A traditional scattering-type near-field microscopy, including TERS microscopy, utilizes near-field light generated through the process of plasmon resonance at the apex of a nano-tip. This process, which requires direct illumination of the tip apex, inevitably also involves illumination of the sample right beneath the tip apex within a focal volume. Therefore, the near-field optical signal generated from the sample's nanometric volume is also accompanied by a far-field optical signal generated from a much larger volume of the sample within the laser focus spot, which constitutes an unwanted background signal. This background scattering signal in TERS can, however, be later subtracted by measuring it independently after taking the tip away. While this double measurement process works well for most practical purposes, it essentially ignores weak Raman signals that might remain buried within the far-field background. Plasmon nanofocusing is another technique to create an enhanced and highly confined near-field light at the tip apex, where the incident light is spatially well-separated from the tip apex. This eliminates the need to shine incident light directly on the sample and thus, there is no far-field background signal generated in this technique. This process is a non-resonant phenomenon, where a plasmon coupler, usually in the form of a grating, is fabricated at the tip body far from the apex. When this coupler is illuminated with laser light, the light energy is coupled with the plasmons, and then the excited plasmons propagate towards the tip apex by focusing and adiabatically compressing their energy to the tip apex, where they create an enhanced and tightly confined near-field light. When near-field microscopy is performed with this nano-light-source created by plasmon nanofocusing, one can observe pure near-field signals without any involvement of the far-field background. The phenomenon of plasmon nanofocusing has been known for a while, however, we have developed our own well-improved technique with specially designed innovative nano-tip for efficient plasmon nanofocusing. We are continuously improving this technique further and utilizing it for TERS, near-field photoluminescence and other near-field optical microscopic studies.

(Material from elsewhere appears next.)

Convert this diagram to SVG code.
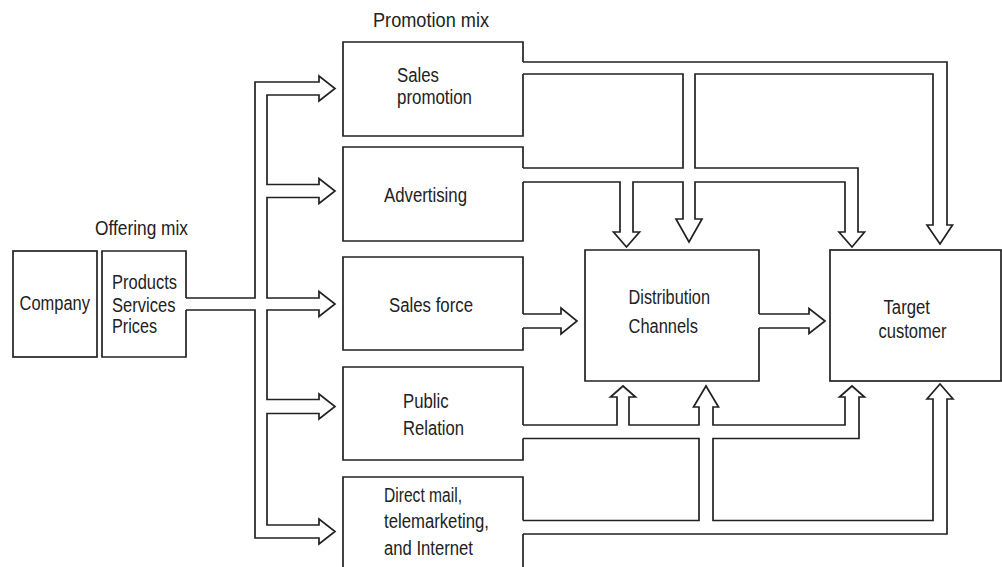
<svg xmlns="http://www.w3.org/2000/svg" width="1002" height="567" viewBox="0 0 1002 567">
<style>
.ln{fill:none;stroke:#222;stroke-width:1.7;stroke-linejoin:miter}
.t{font-family:"Liberation Sans",Arial,sans-serif;font-size:20px;fill:#222}
</style>
<rect width="1002" height="567" fill="#fff"/>
<text class="t" x="373" y="27" textLength="116" lengthAdjust="spacingAndGlyphs">Promotion mix</text>
<text class="t" x="95" y="235" textLength="93" lengthAdjust="spacingAndGlyphs">Offering mix</text>
<g id="company">
<rect class="ln" x="13" y="251" width="84" height="106"/>
<text class="t" x="19.5" y="309.5" textLength="70.5" lengthAdjust="spacingAndGlyphs">Company</text>
</g>
<g id="offering">
<path class="ln" d="M186,298 V251 H102 V357 H186 V310"/>
<text class="t" x="112" y="289" textLength="65" lengthAdjust="spacingAndGlyphs">Products</text>
<text class="t" x="112" y="311.5" textLength="63.5" lengthAdjust="spacingAndGlyphs">Services</text>
<text class="t" x="112" y="333" textLength="45" lengthAdjust="spacingAndGlyphs">Prices</text>
</g>
<g id="sales-promotion">
<path class="ln" d="M523,62 V42 H343 V136 H523 V74"/>
<text class="t" x="397" y="82" textLength="42" lengthAdjust="spacingAndGlyphs">Sales</text>
<text class="t" x="397" y="104" textLength="75" lengthAdjust="spacingAndGlyphs">promotion</text>
</g>
<g id="advertising">
<path class="ln" d="M523,168 V147 H343 V241 H523 V182"/>
<text class="t" x="384" y="202" textLength="83" lengthAdjust="spacingAndGlyphs">Advertising</text>
</g>
<g id="sales-force">
<path class="ln" d="M523,314 V257 H343 V350 H523 V328"/>
<text class="t" x="389" y="311.5" textLength="84" lengthAdjust="spacingAndGlyphs">Sales force</text>
</g>
<g id="public-relation">
<path class="ln" d="M523,425 V367 H343 V460 H523 V438.5"/>
<text class="t" x="403" y="408" textLength="45.5" lengthAdjust="spacingAndGlyphs">Public</text>
<text class="t" x="403" y="435" textLength="61" lengthAdjust="spacingAndGlyphs">Relation</text>
</g>
<g id="direct-mail">
<path class="ln" d="M523,520.5 V477 H343 V570 M523,534 V570"/>
<text class="t" x="384" y="502" textLength="78" lengthAdjust="spacingAndGlyphs">Direct mail,</text>
<text class="t" x="384" y="528" textLength="105" lengthAdjust="spacingAndGlyphs">telemarketing,</text>
<text class="t" x="384" y="555" textLength="89" lengthAdjust="spacingAndGlyphs">and Internet</text>
</g>
<g id="distribution">
<path class="ln" d="M759,314 V250 H585 V381 H759 V328"/>
<text class="t" x="628.5" y="304" textLength="81.5" lengthAdjust="spacingAndGlyphs">Distribution</text>
<text class="t" x="628.5" y="333" textLength="69.5" lengthAdjust="spacingAndGlyphs">Channels</text>
</g>
<g id="target">
<rect class="ln" x="830" y="250" width="171" height="131"/>
<text class="t" x="883.5" y="314" textLength="46.5" lengthAdjust="spacingAndGlyphs">Target</text>
<text class="t" x="878.5" y="338" textLength="68" lengthAdjust="spacingAndGlyphs">customer</text>
</g>
<g id="connectors">
<path class="ln" d="M186,298 H255 V82 H319 V76 L335,88.5 L319,101 V95 H267 V184.5 H319 V178.5 L335,191 L319,203.5 V197.5 H267 V298 H319 V291.5 L335,304 L319,316.5 V310 H267 V399.5 H319 V394 L335,406.5 L319,419 V413.5 H267 V525 H319 V519 L335,531.5 L319,544 V538 H255 V310 H186"/>
<path class="ln" d="M523,62 H947 V225 H952.5 L940,244 L927,225 H933 V74 H695 V168 H858 V232 H864.5 L852,247 L839,232 H845 V182 H695 V219 H702 L689,242 L676,219 H683 V182 H633 V232 H639.5 L626.5,247 L613.5,232 H620 V182 H523"/>
<path class="ln" d="M523,74 H683 V168 H523"/>
<path class="ln" d="M523,314 H561 V308 L577,321 L561,334 V328 H523"/>
<path class="ln" d="M759,314 H809 V308.5 L825,321 L809,333.5 V328 H759"/>
<path class="ln" d="M523,425 H617 V397 H610.5 L623,386 L635.5,397 H629 V425 H699 V407 H693.5 L706,386 L718.5,407 H713 V425 H845 V397 H839.5 L852,386 L864.5,397 H859 V438.5 H713 V520.5 H933 V399 H927 L940,384 L953,399 H947 V534 H523"/>
<path class="ln" d="M523,438.5 H699 V520.5 H523"/>
</g>
</svg>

Plasmon nanofocusing is an interesting way to create a background-free nano-light-source, where plasmons propagate on a tapered metallic nanostructure or on the surface of a metallic nano-tip and eventually nanofocus to create an enhanced and tightly confined near-field light at the apex of the structure. Unlike the traditional scattering-type near-field microscopy, plasmon nanofocusing is not based on plasmon resonance, and is therefore independent of the incident wavelength. This means, while plasmon resonance-based generation of near-field light works only for a narrow wavelength range near the resonance, plasmon nanofocusing-based generation of near-field light would work for a broadband wavelength range, resulting in the generation of a white nano-light-source. Although the phenomenon of plasmon nanofocusing itself is independent of incident wavelength, the plasmon coupler can only couple a particular wavelength efficiently, making the whole process effectively a wavelength-dependent process. To overcome this hurdle, we have come up with a simple but innovative design of the plasmon coupler that can couple all wavelengths, and we can therefore obtain white nano-light-source through broadband plasmon nanofocusing. We have developed this technique of broadband plasmon nanofocusing not only for TERS nano-tips, but also for tapered metallic nanostructures fabricated on a substrate for its multidimensional applications, including for wavelengths ranging from ultraviolet to far-infrared. We have been developing novel optical technologies with broadband plasmon nanofocusing such as multi-wavelength super-resolution imaging technique, optical sensor, optical nano-trapping and so on.